TASK PROMPT:
Copy each line of the data below exactly, leaving out pictures.

───── RECORDED INFORMATION

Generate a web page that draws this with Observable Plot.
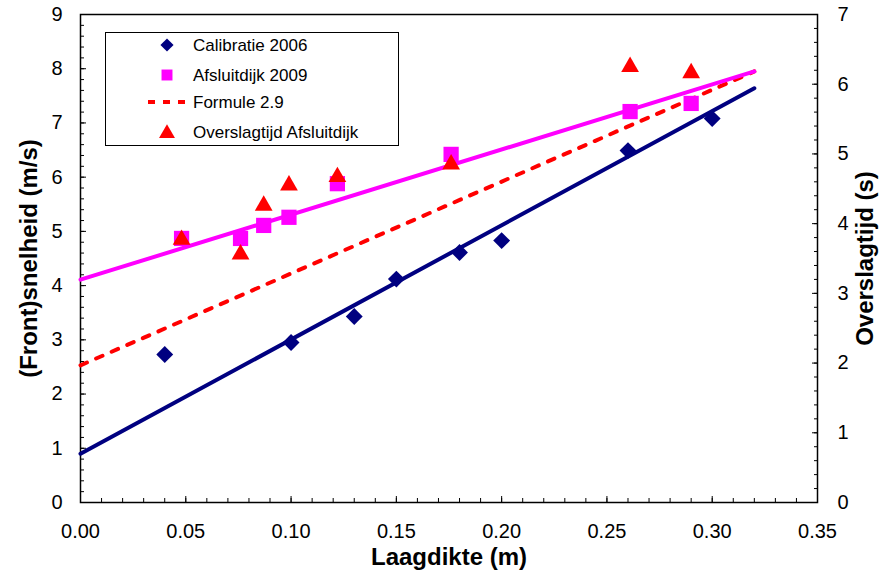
<!DOCTYPE html>
<html><head><meta charset="utf-8">
<script src="https://cdn.jsdelivr.net/npm/d3@7"></script>
<script src="https://cdn.jsdelivr.net/npm/@observablehq/plot@0.6"></script>
<style>
body{margin:0;background:#fff;font-family:"Liberation Sans",Arial,sans-serif;}
#wrap{position:relative;width:884px;height:575px;}
#legend{position:absolute;left:105px;top:32px;}
</style></head><body>
<div id="wrap"></div>
<script>
// Series names and colours
const seriesNames = ["Calibratie 2006", "Afsluitdijk 2009", "Formule 2.9", "Overslagtijd Afsluitdijk"];
const seriesColors = ["#000080", "#ff00ff", "#ff0000", "#ff0000"];

// Calibratie 2006 (left axis, m/s)
const calibX = [0.04, 0.10, 0.13, 0.15, 0.18, 0.20, 0.26, 0.30];
const calibY = [2.73, 2.95, 3.43, 4.12, 4.61, 4.83, 6.49, 7.08];

// Afsluitdijk 2009 (left axis, m/s)
const afsX = [0.048, 0.076, 0.087, 0.099, 0.122, 0.176, 0.261, 0.290];
const afsY = [4.87, 4.87, 5.11, 5.26, 5.88, 6.42, 7.21, 7.36];

// Overslagtijd Afsluitdijk (right axis, s)
const overTime = [3.77, 3.56, 4.26, 4.55, 4.67, 4.85, 6.25, 6.16];

// Trend lines
const fitX = [0, 0.32];
const calibFitY = [0.90, 7.64];
const afsFitY = [4.11, 7.95];
const formuleY = [2.53, 7.95];

// Axes
const xTicks = [0, 0.05, 0.10, 0.15, 0.20, 0.25, 0.30, 0.35];
const yTicks = [0, 1, 2, 3, 4, 5, 6, 7, 8, 9];
const rightTicks = [0, 1, 2, 3, 4, 5, 6, 7];
const xTitle = "Laagdikte (m)";
const yTitle = "(Front)snelheid (m/s)";
const y2Title = "Overslagtijd (s)";

const yMax = 9, y2Max = 7, k = yMax / y2Max;
const xMinor = d3.range(0, 36).map(i => i / 100);
const yMinor = d3.range(0, 46).map(i => i / 5);
const y2Minor = d3.range(0, 36).map(i => i / 5 * k);

const calib = calibX.map((x, i) => ({x, y: calibY[i]}));
const afs = afsX.map((x, i) => ({x, y: afsY[i]}));
const over = afsX.map((x, i) => ({x, y: overTime[i] * k}));
const calibFit = fitX.map((x, i) => ({x, y: calibFitY[i]}));
const afsFit = fitX.map((x, i) => ({x, y: afsFitY[i]}));
const formule = fitX.map((x, i) => ({x, y: formuleY[i]}));

const chart = Plot.plot({
  width: 884, height: 575,
  marginLeft: 80, marginRight: 67, marginTop: 14, marginBottom: 73,
  style: {fontFamily: "Liberation Sans, Arial, sans-serif", fontSize: "20px", color: "#000", background: "#fff"},
  x: {domain: [0, 0.35]},
  y: {domain: [0, yMax]},
  marks: [
    Plot.axisX(xMinor, {tickSize: 4, inset: 4, tickFormat: () => "", stroke: "#000", label: null}),
    Plot.axisX(xTicks, {tickSize: 6, inset: 6, tickPadding: 21, tickFormat: d3.format(".2f"), stroke: "#000", label: null}),
    Plot.axisY(yMinor, {tickSize: 4, inset: 4, tickFormat: () => "", stroke: "#000", label: null}),
    Plot.axisY(yTicks, {tickSize: 6, inset: 6, tickPadding: 18, tickFormat: d => d, stroke: "#000", label: null}),
    Plot.axisY(y2Minor, {anchor: "right", tickSize: 4, inset: 4, tickFormat: () => "", stroke: "#000", label: null}),
    Plot.axisY(rightTicks.map(v => v * k), {anchor: "right", tickSize: 6, inset: 6, tickPadding: 20, tickFormat: d => Math.round(d / k), stroke: "#000", label: null}),
    Plot.frame({stroke: "#000", strokeWidth: 1.5}),
    Plot.line(formule, {x: "x", y: "y", stroke: seriesColors[2], strokeWidth: 4, strokeDasharray: "7,10"}),
    Plot.line(calibFit, {x: "x", y: "y", stroke: seriesColors[0], strokeWidth: 4, strokeLinecap: "round"}),
    Plot.line(afsFit, {x: "x", y: "y", stroke: seriesColors[1], strokeWidth: 4, strokeLinecap: "round"}),
    Plot.dot(afs, {x: "x", y: "y", symbol: "square", r: 8.6, fill: seriesColors[1]}),
    Plot.dot(calib, {x: "x", y: "y", symbol: "diamond2", r: 7.6, fill: seriesColors[0]}),
    Plot.dot(over, {x: "x", y: "y", symbol: "triangle", r: 6.6, fill: seriesColors[3]}),
    Plot.text([xTitle], {frameAnchor: "bottom", lineAnchor: "middle", dy: 55, textAnchor: "middle", text: d => d, fontSize: 24, fontWeight: "bold", fill: "#000"}),
    Plot.text([yTitle], {frameAnchor: "left", dx: -51, textAnchor: "middle", rotate: -90, text: d => d, fontSize: 24, fontWeight: "bold", fill: "#000"}),
    Plot.text([y2Title], {frameAnchor: "right", dx: 48, textAnchor: "middle", rotate: -90, text: d => d, fontSize: 24, fontWeight: "bold", fill: "#000"})
  ]
});
document.getElementById("wrap").appendChild(chart);

// Legend
const lg = d3.select("#wrap").append("svg").attr("id", "legend")
  .attr("width", 294).attr("height", 114);
lg.append("rect").attr("x", 0.5).attr("y", 0.5).attr("width", 293).attr("height", 113)
  .attr("fill", "#fff").attr("stroke", "#000").attr("stroke-width", 1);
const rowsY = [13, 43, 70, 100];
const legendSymbols = [d3.symbolDiamond2, d3.symbolSquare, null, d3.symbolTriangle];
const legendSizes = [110, 120, 0, 110];
seriesNames.forEach((name, i) => {
  const g = lg.append("g").attr("transform", `translate(0,${rowsY[i]})`);
  if (legendSymbols[i]) {
    g.append("path").attr("transform", `translate(62,${i === 3 ? 1.5 : 0})`)
      .attr("d", d3.symbol(legendSymbols[i], legendSizes[i])()).attr("fill", seriesColors[i]);
  } else {
    g.append("line").attr("x1", 43).attr("x2", 83).attr("y1", 0).attr("y2", 0)
      .attr("stroke", seriesColors[i]).attr("stroke-width", 4).attr("stroke-dasharray", "7,8");
  }
  g.append("text").attr("x", 88).attr("y", 0).attr("dy", "0.35em")
    .attr("font-size", 17).attr("font-family", "Liberation Sans, Arial, sans-serif").attr("fill", "#000").text(name);
});
</script>
</body></html>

──────────

RESULT FOR THIS EXERCISE:
Generate a web page that draws this with Observable Plot.
<!DOCTYPE html>
<html><head><meta charset="utf-8">
<script src="https://cdn.jsdelivr.net/npm/d3@7"></script>
<script src="https://cdn.jsdelivr.net/npm/@observablehq/plot@0.6"></script>
<style>
body{margin:0;background:#fff;font-family:"Liberation Sans",Arial,sans-serif;}
#wrap{position:relative;width:884px;height:575px;}
#legend{position:absolute;left:105px;top:32px;}
</style></head><body>
<div id="wrap"></div>
<script>
// Series names and colours
const seriesNames = ["Calibratie 2006", "Afsluitdijk 2009", "Formule 2.9", "Overslagtijd Afsluitdijk"];
const seriesColors = ["#000080", "#ff00ff", "#ff0000", "#ff0000"];

// Calibratie 2006 (left axis, m/s)
const calibX = [0.04, 0.10, 0.13, 0.15, 0.18, 0.20, 0.26, 0.30];
const calibY = [2.73, 2.95, 3.43, 4.12, 4.61, 4.83, 6.49, 7.08];

// Afsluitdijk 2009 (left axis, m/s)
const afsX = [0.048, 0.076, 0.087, 0.099, 0.122, 0.176, 0.261, 0.290];
const afsY = [4.87, 4.87, 5.11, 5.26, 5.88, 6.42, 7.21, 7.36];

// Overslagtijd Afsluitdijk (right axis, s)
const overTime = [3.77, 3.56, 4.26, 4.55, 4.67, 4.85, 6.25, 6.16];

// Trend lines
const fitX = [0, 0.32];
const calibFitY = [0.90, 7.64];
const afsFitY = [4.11, 7.95];
const formuleY = [2.53, 7.95];

// Axes
const xTicks = [0, 0.05, 0.10, 0.15, 0.20, 0.25, 0.30, 0.35];
const yTicks = [0, 1, 2, 3, 4, 5, 6, 7, 8, 9];
const rightTicks = [0, 1, 2, 3, 4, 5, 6, 7];
const xTitle = "Laagdikte (m)";
const yTitle = "(Front)snelheid (m/s)";
const y2Title = "Overslagtijd (s)";

const yMax = 9, y2Max = 7, k = yMax / y2Max;
const xMinor = d3.range(0, 36).map(i => i / 100);
const yMinor = d3.range(0, 46).map(i => i / 5);
const y2Minor = d3.range(0, 36).map(i => i / 5 * k);

const calib = calibX.map((x, i) => ({x, y: calibY[i]}));
const afs = afsX.map((x, i) => ({x, y: afsY[i]}));
const over = afsX.map((x, i) => ({x, y: overTime[i] * k}));
const calibFit = fitX.map((x, i) => ({x, y: calibFitY[i]}));
const afsFit = fitX.map((x, i) => ({x, y: afsFitY[i]}));
const formule = fitX.map((x, i) => ({x, y: formuleY[i]}));

const chart = Plot.plot({
  width: 884, height: 575,
  marginLeft: 80, marginRight: 67, marginTop: 14, marginBottom: 73,
  style: {fontFamily: "Liberation Sans, Arial, sans-serif", fontSize: "20px", color: "#000", background: "#fff"},
  x: {domain: [0, 0.35]},
  y: {domain: [0, yMax]},
  marks: [
    Plot.axisX(xMinor, {tickSize: 4, inset: 4, tickFormat: () => "", stroke: "#000", label: null}),
    Plot.axisX(xTicks, {tickSize: 6, inset: 6, tickPadding: 21, tickFormat: d3.format(".2f"), stroke: "#000", label: null}),
    Plot.axisY(yMinor, {tickSize: 4, inset: 4, tickFormat: () => "", stroke: "#000", label: null}),
    Plot.axisY(yTicks, {tickSize: 6, inset: 6, tickPadding: 18, tickFormat: d => d, stroke: "#000", label: null}),
    Plot.axisY(y2Minor, {anchor: "right", tickSize: 4, inset: 4, tickFormat: () => "", stroke: "#000", label: null}),
    Plot.axisY(rightTicks.map(v => v * k), {anchor: "right", tickSize: 6, inset: 6, tickPadding: 20, tickFormat: d => Math.round(d / k), stroke: "#000", label: null}),
    Plot.frame({stroke: "#000", strokeWidth: 1.5}),
    Plot.line(formule, {x: "x", y: "y", stroke: seriesColors[2], strokeWidth: 4, strokeDasharray: "7,10"}),
    Plot.line(calibFit, {x: "x", y: "y", stroke: seriesColors[0], strokeWidth: 4, strokeLinecap: "round"}),
    Plot.line(afsFit, {x: "x", y: "y", stroke: seriesColors[1], strokeWidth: 4, strokeLinecap: "round"}),
    Plot.dot(afs, {x: "x", y: "y", symbol: "square", r: 8.6, fill: seriesColors[1]}),
    Plot.dot(calib, {x: "x", y: "y", symbol: "diamond2", r: 7.6, fill: seriesColors[0]}),
    Plot.dot(over, {x: "x", y: "y", symbol: "triangle", r: 6.6, fill: seriesColors[3]}),
    Plot.text([xTitle], {frameAnchor: "bottom", lineAnchor: "middle", dy: 55, textAnchor: "middle", text: d => d, fontSize: 24, fontWeight: "bold", fill: "#000"}),
    Plot.text([yTitle], {frameAnchor: "left", dx: -51, textAnchor: "middle", rotate: -90, text: d => d, fontSize: 24, fontWeight: "bold", fill: "#000"}),
    Plot.text([y2Title], {frameAnchor: "right", dx: 48, textAnchor: "middle", rotate: -90, text: d => d, fontSize: 24, fontWeight: "bold", fill: "#000"})
  ]
});
document.getElementById("wrap").appendChild(chart);

// Legend
const lg = d3.select("#wrap").append("svg").attr("id", "legend")
  .attr("width", 294).attr("height", 114);
lg.append("rect").attr("x", 0.5).attr("y", 0.5).attr("width", 293).attr("height", 113)
  .attr("fill", "#fff").attr("stroke", "#000").attr("stroke-width", 1);
const rowsY = [13, 43, 70, 100];
const legendSymbols = [d3.symbolDiamond2, d3.symbolSquare, null, d3.symbolTriangle];
const legendSizes = [110, 120, 0, 110];
seriesNames.forEach((name, i) => {
  const g = lg.append("g").attr("transform", `translate(0,${rowsY[i]})`);
  if (legendSymbols[i]) {
    g.append("path").attr("transform", `translate(62,${i === 3 ? 1.5 : 0})`)
      .attr("d", d3.symbol(legendSymbols[i], legendSizes[i])()).attr("fill", seriesColors[i]);
  } else {
    g.append("line").attr("x1", 43).attr("x2", 83).attr("y1", 0).attr("y2", 0)
      .attr("stroke", seriesColors[i]).attr("stroke-width", 4).attr("stroke-dasharray", "7,8");
  }
  g.append("text").attr("x", 88).attr("y", 0).attr("dy", "0.35em")
    .attr("font-size", 17).attr("font-family", "Liberation Sans, Arial, sans-serif").attr("fill", "#000").text(name);
});
</script>
</body></html>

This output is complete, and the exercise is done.